A Million Calculations, Exponential User Growth And Constant Up-Time
The Materials Project generates a lot of data. To date, it’s carried out millions of calculations resulting in 131,613 distinct inorganic compounds and 530,243 nanoporous materials (which have pores of a consistent size that allow only certain substances to pass through). It provides its findings to over 135,000 registered users around the world and demands near 100% uptime. “When I joined in 2014, we were at about 5,000 users,” Dr. Huck says. “We now have over 135,000 and we’re still in exponential growth.” The Materials Project’s infrastructure includes supercomputers at the Berkeley Lab’s National Energy Research Scientific Computing Center (NERSC) and other DOE sites – these run high-throughput materials simulation programs to calculate the properties of different materials’ structures. The project also has a website that delivers the project’s findings to the public, and backend applications that power the site. And then, of course, there’s data – a decade’s worth of data that Dr. Huck and the core MP team needed to incorporate into modern infrastructure to deliver a searchable web app that could scale for exponential growth both in terms of data ingested and users all while staying online without downtime.
When the project started in 2011, it began with a monolithic infrastructure, choosing MongoDB for its backend database over alternatives such as MySQL or SQL. That’s enabled the project to keep growing ever since, Dr. Huck says.
“MongoDB comes in as a very central aspect of our entire infrastructure,” Dr. Huck says. “You could say that almost everything we do is designed around one or more MongoDB databases.”
The Materials Project uses open-source FireWorks software to manage its simulation workflows – this defines which jobs to submit when to the NERSC supercomputers. FireWorks operates hand-in-hand with the MongoDB database. The raw output of each simulation is parsed into queryable documents and fed back into the database.
Over the years, Dr. Huck estimates that the project’s data infrastructure has generated more than 250 terabytes of raw data, with higher-level information stored in a number of databases of 5 to 10 terabytes each. A core database of around 100 gigabytes feeds into the website, but the Materials Project is now working to move many of its website-related MongoDB workloads—previously self-managed on-premise and in AWS—to MongoDB Atlas, the managed database service, and undergo a shift to microservices. This includes index collections for terabytes of band structure objects in S3 storage, for instance.
Dr. Patrick Huck, Berkeley Lab's Materials Project
Public Access to Valuable Research
Any member of the public can access the Materials Project’s data via a searchable website that displays between 20 and 30 properties for every material’s structure that’s been run through the simulator. This lets site users sort materials according to a wide variety of characteristics, ranging from band structures (the levels of energy that a material’s electrons have) to thermodynamic or nanoporous properties.
Now under way, the project’s application and data infrastructure is being updated with a switch to microservices, containers, and Amazon Web Services for S3 storage and more. Dr. Huck says the Materials Project is using an API container and peering to connect to a MongoDB Atlas cloud deployment in the same region.

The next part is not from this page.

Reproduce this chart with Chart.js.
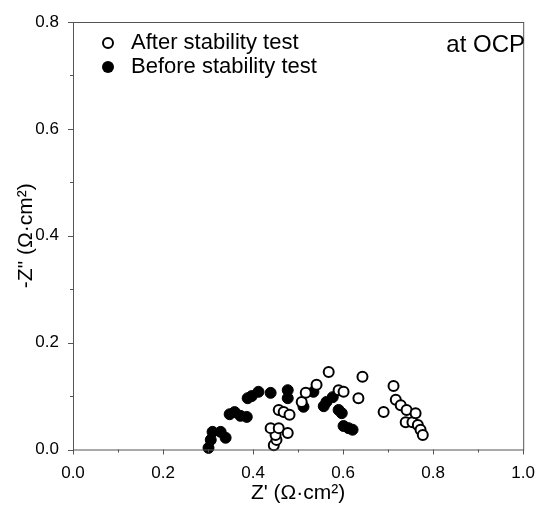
<!DOCTYPE html>
<html>
<head>
<meta charset="utf-8">
<script src="https://cdn.jsdelivr.net/npm/chart.js@4/dist/chart.umd.min.js"></script>
<style>
html,body{margin:0;padding:0;background:#fff;}
#wrap{width:541px;height:517px;}
</style>
</head>
<body>
<div id="wrap"><canvas id="c" width="541" height="517"></canvas></div>
<script>
// ---- data ----
const afterX = [0.446,0.452,0.450,0.439,0.457,0.477,0.457,0.468,0.481,0.508,0.517,0.541,0.568,0.590,0.601,0.634,0.643,0.690,0.712,0.717,0.728,0.741,0.739,0.754,0.761,0.766,0.772,0.777];
const afterY = [0.008,0.018,0.027,0.040,0.040,0.031,0.074,0.070,0.065,0.089,0.106,0.121,0.145,0.111,0.108,0.096,0.136,0.070,0.119,0.093,0.083,0.074,0.051,0.051,0.068,0.046,0.037,0.027];
const beforeX = [0.301,0.306,0.310,0.328,0.339,0.348,0.359,0.372,0.386,0.388,0.397,0.412,0.439,0.477,0.477,0.512,0.534,0.557,0.563,0.577,0.590,0.597,0.601,0.612,0.621];
const beforeY = [0.003,0.018,0.033,0.033,0.022,0.066,0.070,0.063,0.061,0.096,0.100,0.108,0.106,0.111,0.096,0.080,0.108,0.081,0.089,0.098,0.074,0.068,0.044,0.040,0.037];
const seriesNames = ['After stability test','Before stability test'];
const xTickLabels = ['0.0','0.2','0.4','0.6','0.8','1.0'];
const yTickLabels = ['0.0','0.2','0.4','0.6','0.8'];
const xTitle = "Z' (\u03A9\u00B7cm\u00B2)";
const yTitle = '-Z" (\u03A9\u00B7cm\u00B2)';
const annotation = 'at OCP';

const toPts = (xs, ys) => xs.map((x, i) => ({x: x, y: ys[i]}));
const FONT = "'Liberation Sans', Arial, sans-serif";

const framePlugin = {
  id: 'frame',
  afterDatasetsDraw(chart) {
    const {ctx, chartArea: a, scales} = chart;
    ctx.save();
    ctx.strokeStyle = '#555';
    ctx.lineWidth = 1;
    ctx.strokeRect(a.left + 0.5, a.top + 0.5, a.right - a.left, a.bottom - a.top);
    // ticks (major every 0.2, minor every 0.1), outward
    ctx.beginPath();
    for (let i = 0; i <= 10; i++) {
      const v = i / 10;
      const px = Math.round(scales.x.getPixelForValue(v)) + 0.5;
      const len = (i % 2 === 0) ? 5 : 3;
      ctx.moveTo(px, a.bottom);
      ctx.lineTo(px, a.bottom + len);
    }
    for (let i = 0; i <= 8; i++) {
      const v = i / 10;
      const py = Math.round(scales.y.getPixelForValue(v)) + 0.5;
      const len = (i % 2 === 0) ? 5 : 3;
      ctx.moveTo(a.left, py);
      ctx.lineTo(a.left - len, py);
    }
    ctx.stroke();
    // legend
    ctx.font = '22px ' + FONT;
    ctx.textBaseline = 'middle';
    ctx.fillStyle = '#000';
    const rows = [43, 67];
    seriesNames.forEach((name, i) => {
      const cy = rows[i];
      ctx.beginPath();
      ctx.lineWidth = 2;
      ctx.strokeStyle = '#000';
      if (i === 0) {
        ctx.arc(108, cy, 5, 0, Math.PI * 2);
        ctx.fillStyle = '#fff';
        ctx.fill();
        ctx.stroke();
      } else {
        ctx.arc(108, cy, 6, 0, Math.PI * 2);
        ctx.fillStyle = '#000';
        ctx.fill();
      }
      ctx.fillStyle = '#000';
      ctx.textAlign = 'left';
      ctx.fillText(name, 131, cy);
    });
    // annotation
    ctx.font = '24px ' + FONT;
    ctx.textAlign = 'right';
    ctx.textBaseline = 'alphabetic';
    ctx.fillText(annotation, 525, 52);
    ctx.restore();
  }
};

new Chart(document.getElementById('c'), {
  type: 'scatter',
  data: {
    datasets: [
      {
        label: seriesNames[0],
        data: toPts(afterX, afterY),
        pointStyle: 'circle',
        pointRadius: 5,
        pointBorderWidth: 2,
        pointBackgroundColor: '#fff',
        pointBorderColor: '#000',
        clip: false
      },
      {
        label: seriesNames[1],
        data: toPts(beforeX, beforeY),
        pointStyle: 'circle',
        pointRadius: 5.5,
        pointBorderWidth: 1,
        pointBackgroundColor: '#000',
        pointBorderColor: '#000',
        clip: false
      }
    ]
  },
  options: {
    responsive: false,
    animation: false,
    events: [],
    layout: {padding: {top: 22, right: 17.5, bottom: 0, left: 0}},
    plugins: {legend: {display: false}, tooltip: {enabled: false}},
    scales: {
      x: {
        type: 'linear', min: 0, max: 1,
        grid: {display: false},
        border: {display: false},
        ticks: {
          stepSize: 0.1, autoSkip: false, maxRotation: 0, padding: 6,
          color: '#000', font: {family: FONT, size: 17},
          callback: (v, i) => (i % 2 === 0 ? xTickLabels[i / 2] : '')
        },
        title: {display: true, text: xTitle, color: '#000', font: {family: FONT, size: 21}, padding: {top: 0, bottom: 11}},
        afterFit: s => { s.height = 67.5; }
      },
      y: {
        type: 'linear', min: 0, max: 0.8,
        grid: {display: false},
        border: {display: false},
        ticks: {
          stepSize: 0.1, autoSkip: false, padding: 6,
          color: '#000', font: {family: FONT, size: 17},
          callback: (v, i) => (i % 2 === 0 ? yTickLabels[i / 2] : '')
        },
        title: {display: true, text: yTitle, color: '#000', font: {family: FONT, size: 21}, padding: {top: 14, bottom: 14}},
        afterFit: s => { s.width = 73; }
      }
    }
  },
  plugins: [framePlugin]
});
</script>
</body>
</html>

Other aspects of the update – how to speed up queries, for example – have taken some care to work out. Dr. Huck remembers long but efficient sessions to identify bottlenecks in data structure, CPU/memory resources, and queries that would not have been possible without Atlas’s excellent interfaces for Real Time Metrics and Profiler. There have also been days where Atlas’s automated cloud provider backups turned out to be life savers.
At the moment, Materials Project is exploring Atlas Search and its custom Lucene Analyzers to enable advanced capabilities like full-text-search and auto-completion of materials formulas, synthesis recipes, and crystallographic descriptions. Refreshing its systems is important after all these years, because today’s website users expect a much different experience than the one they had in 2011.
“Our scientific group with a small core of staff members has to run an efficient public website that is available 24/7, that serves data and that has all the infrastructure requirements that a modern website has. The expectations are high,” Dr. Huck says.